START

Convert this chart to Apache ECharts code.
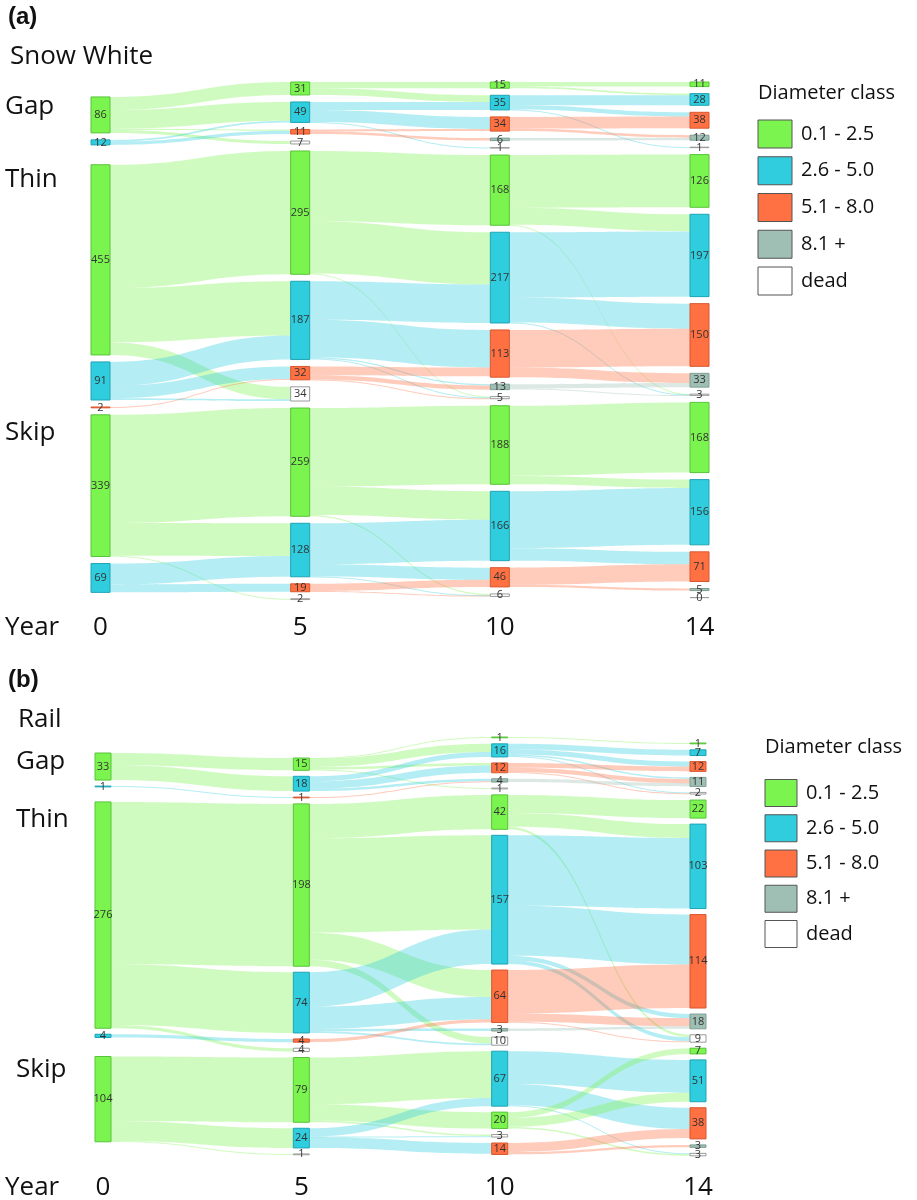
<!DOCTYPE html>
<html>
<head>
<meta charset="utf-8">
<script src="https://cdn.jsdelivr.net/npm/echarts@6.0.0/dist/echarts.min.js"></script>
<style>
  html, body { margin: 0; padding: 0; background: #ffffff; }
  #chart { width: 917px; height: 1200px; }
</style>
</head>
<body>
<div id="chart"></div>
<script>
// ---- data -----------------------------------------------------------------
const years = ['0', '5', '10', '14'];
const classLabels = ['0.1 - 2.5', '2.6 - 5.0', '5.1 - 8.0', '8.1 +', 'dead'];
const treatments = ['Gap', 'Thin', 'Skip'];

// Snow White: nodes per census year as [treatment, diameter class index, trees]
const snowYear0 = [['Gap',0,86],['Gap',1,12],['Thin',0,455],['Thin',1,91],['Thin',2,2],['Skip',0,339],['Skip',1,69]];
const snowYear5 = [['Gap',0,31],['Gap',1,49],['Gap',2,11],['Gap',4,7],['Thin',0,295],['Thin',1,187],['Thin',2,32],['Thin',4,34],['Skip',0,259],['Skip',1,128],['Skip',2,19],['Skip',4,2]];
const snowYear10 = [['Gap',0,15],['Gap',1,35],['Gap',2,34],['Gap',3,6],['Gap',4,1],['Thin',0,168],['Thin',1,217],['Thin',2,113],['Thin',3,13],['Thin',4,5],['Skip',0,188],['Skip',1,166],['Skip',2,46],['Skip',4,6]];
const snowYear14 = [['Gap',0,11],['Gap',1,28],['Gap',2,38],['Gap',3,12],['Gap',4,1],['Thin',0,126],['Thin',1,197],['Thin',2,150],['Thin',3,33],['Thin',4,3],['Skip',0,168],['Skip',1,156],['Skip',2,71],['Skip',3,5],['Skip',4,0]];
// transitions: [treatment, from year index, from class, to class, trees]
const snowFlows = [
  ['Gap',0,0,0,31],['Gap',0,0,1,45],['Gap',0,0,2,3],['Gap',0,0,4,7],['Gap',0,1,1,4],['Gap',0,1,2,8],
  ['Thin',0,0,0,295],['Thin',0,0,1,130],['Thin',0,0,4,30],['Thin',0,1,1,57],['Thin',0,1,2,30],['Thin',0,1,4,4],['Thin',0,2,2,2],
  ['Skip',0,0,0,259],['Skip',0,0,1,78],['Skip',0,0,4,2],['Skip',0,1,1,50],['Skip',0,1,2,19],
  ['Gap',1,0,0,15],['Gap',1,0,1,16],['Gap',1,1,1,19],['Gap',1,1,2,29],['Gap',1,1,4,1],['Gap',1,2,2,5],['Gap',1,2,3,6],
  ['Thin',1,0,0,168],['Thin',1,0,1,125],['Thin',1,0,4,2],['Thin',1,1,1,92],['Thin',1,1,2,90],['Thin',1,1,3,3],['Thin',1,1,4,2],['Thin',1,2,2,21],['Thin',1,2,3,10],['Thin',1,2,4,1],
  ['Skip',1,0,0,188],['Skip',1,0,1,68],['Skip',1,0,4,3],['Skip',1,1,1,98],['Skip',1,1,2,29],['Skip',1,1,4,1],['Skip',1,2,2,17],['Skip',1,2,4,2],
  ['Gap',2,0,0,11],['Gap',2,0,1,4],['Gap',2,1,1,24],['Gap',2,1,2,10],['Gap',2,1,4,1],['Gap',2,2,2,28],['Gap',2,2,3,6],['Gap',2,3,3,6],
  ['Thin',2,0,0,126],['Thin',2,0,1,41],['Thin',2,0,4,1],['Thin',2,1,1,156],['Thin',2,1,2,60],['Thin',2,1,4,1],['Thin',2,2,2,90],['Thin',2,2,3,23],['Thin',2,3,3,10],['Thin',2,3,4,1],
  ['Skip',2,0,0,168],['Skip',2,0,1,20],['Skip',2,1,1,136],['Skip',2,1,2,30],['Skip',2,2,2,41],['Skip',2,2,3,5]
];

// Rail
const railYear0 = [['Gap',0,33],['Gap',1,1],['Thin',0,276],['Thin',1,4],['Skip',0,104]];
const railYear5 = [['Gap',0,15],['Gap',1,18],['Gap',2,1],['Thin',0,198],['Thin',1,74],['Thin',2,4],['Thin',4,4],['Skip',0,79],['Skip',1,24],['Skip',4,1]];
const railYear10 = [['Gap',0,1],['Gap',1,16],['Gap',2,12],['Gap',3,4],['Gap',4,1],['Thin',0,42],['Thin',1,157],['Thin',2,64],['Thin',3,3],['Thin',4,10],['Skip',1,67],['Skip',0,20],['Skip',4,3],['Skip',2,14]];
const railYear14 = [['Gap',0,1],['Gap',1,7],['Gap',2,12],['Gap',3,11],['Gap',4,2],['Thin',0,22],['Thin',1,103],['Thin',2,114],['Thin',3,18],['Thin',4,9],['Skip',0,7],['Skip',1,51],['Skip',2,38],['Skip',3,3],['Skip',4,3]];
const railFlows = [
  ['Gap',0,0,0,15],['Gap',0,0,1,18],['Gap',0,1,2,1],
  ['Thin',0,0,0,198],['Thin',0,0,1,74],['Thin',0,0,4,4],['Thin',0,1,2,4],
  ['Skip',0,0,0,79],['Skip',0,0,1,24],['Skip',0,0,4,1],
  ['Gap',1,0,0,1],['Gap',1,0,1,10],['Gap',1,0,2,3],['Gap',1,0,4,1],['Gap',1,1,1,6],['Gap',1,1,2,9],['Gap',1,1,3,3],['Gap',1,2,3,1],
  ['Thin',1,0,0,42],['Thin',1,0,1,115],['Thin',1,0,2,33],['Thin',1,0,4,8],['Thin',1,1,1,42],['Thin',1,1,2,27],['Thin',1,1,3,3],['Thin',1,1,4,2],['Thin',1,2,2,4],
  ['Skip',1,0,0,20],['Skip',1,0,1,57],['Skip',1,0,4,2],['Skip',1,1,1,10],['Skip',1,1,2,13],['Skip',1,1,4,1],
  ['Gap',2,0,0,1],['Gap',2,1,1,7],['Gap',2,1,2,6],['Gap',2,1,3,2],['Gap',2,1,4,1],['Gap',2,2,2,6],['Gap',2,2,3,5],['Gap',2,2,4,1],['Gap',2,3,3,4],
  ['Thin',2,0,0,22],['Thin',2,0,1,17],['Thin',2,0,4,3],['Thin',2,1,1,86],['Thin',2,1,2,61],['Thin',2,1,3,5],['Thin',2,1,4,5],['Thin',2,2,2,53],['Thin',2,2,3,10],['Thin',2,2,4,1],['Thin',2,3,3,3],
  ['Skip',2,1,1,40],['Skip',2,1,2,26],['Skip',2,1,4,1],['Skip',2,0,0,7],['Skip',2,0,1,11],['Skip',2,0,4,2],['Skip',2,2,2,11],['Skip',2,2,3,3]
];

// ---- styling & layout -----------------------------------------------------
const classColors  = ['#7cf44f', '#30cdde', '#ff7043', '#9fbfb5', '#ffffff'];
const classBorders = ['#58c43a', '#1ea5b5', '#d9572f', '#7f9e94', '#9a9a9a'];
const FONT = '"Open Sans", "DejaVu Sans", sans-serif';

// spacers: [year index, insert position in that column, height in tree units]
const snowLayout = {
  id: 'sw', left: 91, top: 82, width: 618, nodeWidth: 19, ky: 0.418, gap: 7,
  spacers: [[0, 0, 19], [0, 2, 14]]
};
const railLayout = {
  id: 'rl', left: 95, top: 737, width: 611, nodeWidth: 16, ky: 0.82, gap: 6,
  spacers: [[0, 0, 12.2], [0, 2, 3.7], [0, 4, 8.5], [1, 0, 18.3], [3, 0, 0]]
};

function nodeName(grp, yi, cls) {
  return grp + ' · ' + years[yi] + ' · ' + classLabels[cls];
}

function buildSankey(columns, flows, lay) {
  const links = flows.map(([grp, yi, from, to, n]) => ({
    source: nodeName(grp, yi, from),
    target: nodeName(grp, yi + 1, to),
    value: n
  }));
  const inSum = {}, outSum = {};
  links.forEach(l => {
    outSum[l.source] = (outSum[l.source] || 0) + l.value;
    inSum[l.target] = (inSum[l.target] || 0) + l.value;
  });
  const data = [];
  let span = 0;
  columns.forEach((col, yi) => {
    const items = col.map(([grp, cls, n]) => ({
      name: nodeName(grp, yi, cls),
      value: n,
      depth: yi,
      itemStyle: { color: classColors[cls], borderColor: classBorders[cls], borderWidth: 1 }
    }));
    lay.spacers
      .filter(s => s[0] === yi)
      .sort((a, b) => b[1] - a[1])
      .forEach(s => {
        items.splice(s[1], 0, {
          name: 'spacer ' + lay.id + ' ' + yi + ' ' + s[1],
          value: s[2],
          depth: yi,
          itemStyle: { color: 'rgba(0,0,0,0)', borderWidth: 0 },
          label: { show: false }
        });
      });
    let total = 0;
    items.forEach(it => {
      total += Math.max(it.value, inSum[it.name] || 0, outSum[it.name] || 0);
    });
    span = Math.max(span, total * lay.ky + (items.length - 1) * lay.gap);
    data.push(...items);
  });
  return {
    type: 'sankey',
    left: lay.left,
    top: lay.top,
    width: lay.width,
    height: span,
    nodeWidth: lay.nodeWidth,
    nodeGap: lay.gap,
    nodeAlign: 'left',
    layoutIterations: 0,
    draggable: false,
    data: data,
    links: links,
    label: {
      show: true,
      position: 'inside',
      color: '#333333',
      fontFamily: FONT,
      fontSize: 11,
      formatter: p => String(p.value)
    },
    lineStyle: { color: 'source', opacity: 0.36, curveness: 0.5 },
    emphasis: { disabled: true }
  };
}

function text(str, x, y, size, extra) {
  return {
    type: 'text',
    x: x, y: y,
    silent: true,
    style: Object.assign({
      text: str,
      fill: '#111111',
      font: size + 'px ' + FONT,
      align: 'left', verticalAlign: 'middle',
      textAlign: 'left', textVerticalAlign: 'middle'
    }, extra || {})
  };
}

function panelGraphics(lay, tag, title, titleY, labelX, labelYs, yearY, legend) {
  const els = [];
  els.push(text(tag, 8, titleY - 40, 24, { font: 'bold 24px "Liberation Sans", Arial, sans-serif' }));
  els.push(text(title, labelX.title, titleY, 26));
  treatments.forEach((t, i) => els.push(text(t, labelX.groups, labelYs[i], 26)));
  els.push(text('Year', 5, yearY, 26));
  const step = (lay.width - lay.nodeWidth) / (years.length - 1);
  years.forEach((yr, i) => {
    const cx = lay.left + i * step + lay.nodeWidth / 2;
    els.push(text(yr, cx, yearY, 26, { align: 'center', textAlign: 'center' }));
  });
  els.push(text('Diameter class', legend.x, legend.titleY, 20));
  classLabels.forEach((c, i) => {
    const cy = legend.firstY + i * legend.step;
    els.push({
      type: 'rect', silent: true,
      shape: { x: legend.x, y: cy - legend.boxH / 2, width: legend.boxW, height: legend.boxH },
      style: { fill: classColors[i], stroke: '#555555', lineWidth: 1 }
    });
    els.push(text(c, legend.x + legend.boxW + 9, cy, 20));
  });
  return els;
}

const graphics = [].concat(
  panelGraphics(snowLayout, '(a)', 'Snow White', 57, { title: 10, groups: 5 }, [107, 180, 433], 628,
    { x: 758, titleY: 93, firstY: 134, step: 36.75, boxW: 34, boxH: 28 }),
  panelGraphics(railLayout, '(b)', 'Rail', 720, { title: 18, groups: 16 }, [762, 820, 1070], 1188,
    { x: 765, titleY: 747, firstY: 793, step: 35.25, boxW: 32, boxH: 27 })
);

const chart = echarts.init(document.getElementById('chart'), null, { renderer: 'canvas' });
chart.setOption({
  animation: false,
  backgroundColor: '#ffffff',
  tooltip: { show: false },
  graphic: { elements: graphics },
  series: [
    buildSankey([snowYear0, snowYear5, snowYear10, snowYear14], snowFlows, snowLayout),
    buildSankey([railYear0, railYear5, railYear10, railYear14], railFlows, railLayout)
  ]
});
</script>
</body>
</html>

END

Stated problem. Repeat the listing above up to and including the line with "const treatments = ['Gap', 'Thin', 'Skip'];", starting from its first line. Drop any pictures.

Task result.
Convert this chart to Apache ECharts code.
<!DOCTYPE html>
<html>
<head>
<meta charset="utf-8">
<script src="https://cdn.jsdelivr.net/npm/echarts@6.0.0/dist/echarts.min.js"></script>
<style>
  html, body { margin: 0; padding: 0; background: #ffffff; }
  #chart { width: 917px; height: 1200px; }
</style>
</head>
<body>
<div id="chart"></div>
<script>
// ---- data -----------------------------------------------------------------
const years = ['0', '5', '10', '14'];
const classLabels = ['0.1 - 2.5', '2.6 - 5.0', '5.1 - 8.0', '8.1 +', 'dead'];
const treatments = ['Gap', 'Thin', 'Skip'];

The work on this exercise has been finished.